((

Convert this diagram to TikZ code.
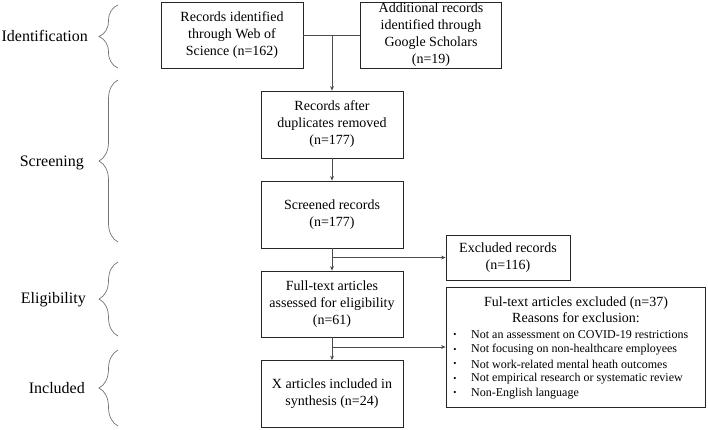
\documentclass[tikz,border=0pt]{standalone}
\usepackage{fontspec}
\setmainfont{Liberation Serif}
\usetikzlibrary{arrows.meta,decorations.pathreplacing}
\begin{document}
\begin{tikzpicture}[x=1pt,y=-1pt,
  box/.style={draw=black!85, line width=0.8pt, align=center, inner sep=0pt,
    font=\fontsize{14}{17}\selectfont},
  conn/.style={draw=black!70, line width=0.7pt},
  arr/.style={conn, -{Stealth[length=4.5pt,width=3.8pt]}},
  brc/.style={draw=black!55, line width=0.7pt, decorate,
    decoration={brace, amplitude=19pt}},
  lab/.style={font=\fontsize{16}{19}\selectfont, anchor=east, inner sep=0pt},
  bul/.style={font=\fontsize{9}{10}\selectfont, inner sep=0pt},
  item/.style={font=\fontsize{12}{14}\selectfont, anchor=west, inner sep=0pt}]
\useasboundingbox (0,0) rectangle (708,429);

% boxes
\node[box, minimum width=142pt, minimum height=66pt] (b1) at (232,35)
  {Records identified\\through Web of\\Science (n=162)};
\node[box, minimum width=141pt, minimum height=66pt] (b2) at (431,35)
  {Additional records\\identified through\\Google Scholars\\(n=19)};
\node[box, minimum width=142pt, minimum height=67pt] (b3) at (332,124.5)
  {Records after\\duplicates removed\\(n=177)};
\node[box, minimum width=142pt, minimum height=67pt] (b4) at (332,214.5)
  {Screened records\\(n=177)};
\node[box, minimum width=142pt, minimum height=66pt] (b5) at (332,304)
  {Full-text articles\\assessed for eligibility\\(n=61)};
\node[box, minimum width=142pt, minimum height=67pt] (b6) at (332,394)
  {X articles included in\\synthesis (n=24)};
\node[box, minimum width=124pt, minimum height=45pt] (exc) at (508,257.5)
  {Excluded records\\(n=116)};
\node[box, minimum width=259pt, minimum height=120pt] (rsn) at (575.5,347) {};

% reasons text
\node[font=\fontsize{14}{15.5}\selectfont, align=center, inner sep=0pt] (rh) at (576,309.5)
  {Ful-text articles excluded (n=37)\\Reasons for exclusion:};
\node[bul] (d1) at (455,335) {\textbullet};
\node[bul] (d2) at (455,350) {\textbullet};
\node[bul] (d3) at (455,364.5) {\textbullet};
\node[bul] (d4) at (455,379) {\textbullet};
\node[bul] (d5) at (455,393.5) {\textbullet};
\node[item] (i1) at (471,335) {Not an assessment on COVID-19 restrictions};
\node[item] (i2) at (471,350) {Not focusing on non-healthcare employees};
\node[item] (i3) at (471,364.5) {Not work-related mental heath outcomes};
\node[item] (i4) at (471,379) {Not empirical research or systematic review};
\node[item] (i5) at (471,393.5) {Non-English language};

% connectors
\coordinate (j1) at (b3.north |- b1.east);
\coordinate (j2) at (b4.south |- exc.west);
\coordinate (j3) at (b5.south |- rsn.west);
\draw[conn] (b1.east) -- (b2.west);
\draw[arr] (j1) -- (b3.north);
\draw[arr] (b3.south) -- (b4.north);
\draw[arr] (b4.south) -- (b5.north);
\draw[arr] (b5.south) -- (b6.north);
\draw[arr] (j2) -- (exc.west);
\draw[arr] (j3) -- (rsn.west);

% braces and stage labels
\draw[brc] (118,68) -- (118,5);
\draw[brc] (118,242) -- (118,80);
\draw[brc] (118,336) -- (118,262);
\draw[brc] (118,426) -- (118,350);
\node[lab] (l1) at (88,36) {Identification};
\node[lab] (l2) at (84,163) {Screening};
\node[lab] (l3) at (86,300) {Eligibility};
\node[lab] (l4) at (85,388) {Included};
\end{tikzpicture}
\end{document}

))

What this task involves: Write out the full listing verbatim, excluding its pictures.

Full response:
Convert this diagram to TikZ code.
\documentclass[tikz,border=0pt]{standalone}
\usepackage{fontspec}
\setmainfont{Liberation Serif}
\usetikzlibrary{arrows.meta,decorations.pathreplacing}
\begin{document}
\begin{tikzpicture}[x=1pt,y=-1pt,
  box/.style={draw=black!85, line width=0.8pt, align=center, inner sep=0pt,
    font=\fontsize{14}{17}\selectfont},
  conn/.style={draw=black!70, line width=0.7pt},
  arr/.style={conn, -{Stealth[length=4.5pt,width=3.8pt]}},
  brc/.style={draw=black!55, line width=0.7pt, decorate,
    decoration={brace, amplitude=19pt}},
  lab/.style={font=\fontsize{16}{19}\selectfont, anchor=east, inner sep=0pt},
  bul/.style={font=\fontsize{9}{10}\selectfont, inner sep=0pt},
  item/.style={font=\fontsize{12}{14}\selectfont, anchor=west, inner sep=0pt}]
\useasboundingbox (0,0) rectangle (708,429);

% boxes
\node[box, minimum width=142pt, minimum height=66pt] (b1) at (232,35)
  {Records identified\\through Web of\\Science (n=162)};
\node[box, minimum width=141pt, minimum height=66pt] (b2) at (431,35)
  {Additional records\\identified through\\Google Scholars\\(n=19)};
\node[box, minimum width=142pt, minimum height=67pt] (b3) at (332,124.5)
  {Records after\\duplicates removed\\(n=177)};
\node[box, minimum width=142pt, minimum height=67pt] (b4) at (332,214.5)
  {Screened records\\(n=177)};
\node[box, minimum width=142pt, minimum height=66pt] (b5) at (332,304)
  {Full-text articles\\assessed for eligibility\\(n=61)};
\node[box, minimum width=142pt, minimum height=67pt] (b6) at (332,394)
  {X articles included in\\synthesis (n=24)};
\node[box, minimum width=124pt, minimum height=45pt] (exc) at (508,257.5)
  {Excluded records\\(n=116)};
\node[box, minimum width=259pt, minimum height=120pt] (rsn) at (575.5,347) {};

% reasons text
\node[font=\fontsize{14}{15.5}\selectfont, align=center, inner sep=0pt] (rh) at (576,309.5)
  {Ful-text articles excluded (n=37)\\Reasons for exclusion:};
\node[bul] (d1) at (455,335) {\textbullet};
\node[bul] (d2) at (455,350) {\textbullet};
\node[bul] (d3) at (455,364.5) {\textbullet};
\node[bul] (d4) at (455,379) {\textbullet};
\node[bul] (d5) at (455,393.5) {\textbullet};
\node[item] (i1) at (471,335) {Not an assessment on COVID-19 restrictions};
\node[item] (i2) at (471,350) {Not focusing on non-healthcare employees};
\node[item] (i3) at (471,364.5) {Not work-related mental heath outcomes};
\node[item] (i4) at (471,379) {Not empirical research or systematic review};
\node[item] (i5) at (471,393.5) {Non-English language};

% connectors
\coordinate (j1) at (b3.north |- b1.east);
\coordinate (j2) at (b4.south |- exc.west);
\coordinate (j3) at (b5.south |- rsn.west);
\draw[conn] (b1.east) -- (b2.west);
\draw[arr] (j1) -- (b3.north);
\draw[arr] (b3.south) -- (b4.north);
\draw[arr] (b4.south) -- (b5.north);
\draw[arr] (b5.south) -- (b6.north);
\draw[arr] (j2) -- (exc.west);
\draw[arr] (j3) -- (rsn.west);

% braces and stage labels
\draw[brc] (118,68) -- (118,5);
\draw[brc] (118,242) -- (118,80);
\draw[brc] (118,336) -- (118,262);
\draw[brc] (118,426) -- (118,350);
\node[lab] (l1) at (88,36) {Identification};
\node[lab] (l2) at (84,163) {Screening};
\node[lab] (l3) at (86,300) {Eligibility};
\node[lab] (l4) at (85,388) {Included};
\end{tikzpicture}
\end{document}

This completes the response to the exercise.